事故の顛末

 私はかつて転居を繰り返していた。

 福島区の端に住んでいた。自転車で新淀川を渡り、東海道線を潜り、職場まで通っていた。

 

 ◯◯団地に住んでいた。1号棟から3号棟まであったと記憶する。2号棟の9階に住んでいた。窓を開放していたので、暑い季節かなと想像する。

 夜。突然、大爆音とともに衝撃波が抜けていった。

 何が起きたか。窓から外を見た。向かいの棟の低層階の一室が窓ごと吹き飛んでいるのだ。ヒッチコックの『裏窓』みたいに、双眼鏡を取り出した。遺体らしきものの一部が見える。煤で黒ずんでいる。消防車の警報音が鳴っている。現場検証らしき明かりで部屋が明るくなっている。ガス爆発だと思った。

 

 翌日、新聞を開けて原因がわかる。学校のPTAで知り合った男女が世をはかなんで、ガス自死を企てた事故だったのだ。「不倫」を解決する手段が都市ガスであったのだ。川端康成はガス管を咥えて自死をした。臼井吉見の小説『事故のてんまつ』に川端の自死が描かれている。

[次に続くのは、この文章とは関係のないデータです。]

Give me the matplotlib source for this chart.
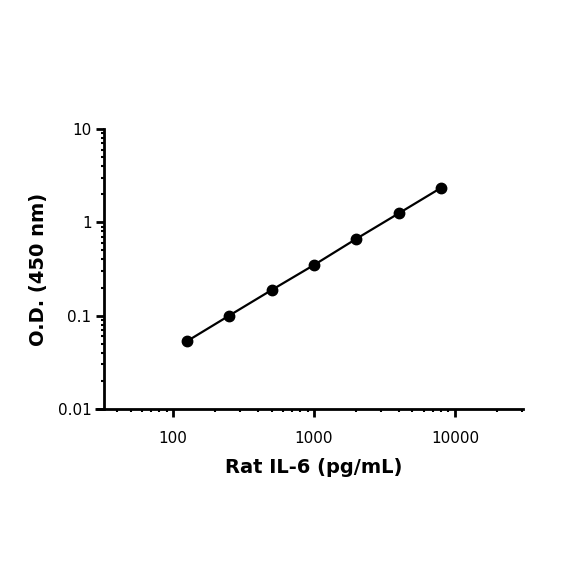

 ガスを部屋に充満させて不倫を解消しようとした二人。明かりも消して。臭いが漏れて、隣室の住人か管理人が解錠して、明かりを点けた。電灯の火花がガスに引火して、爆発したらしい。二人は目的を成就することができた。彼らは添い遂げることができたが、残された遺族たちには複雑な想いが残っている。

 

 その心中事件が起きた場所には、新たな歴史が地層のように積み重なっている。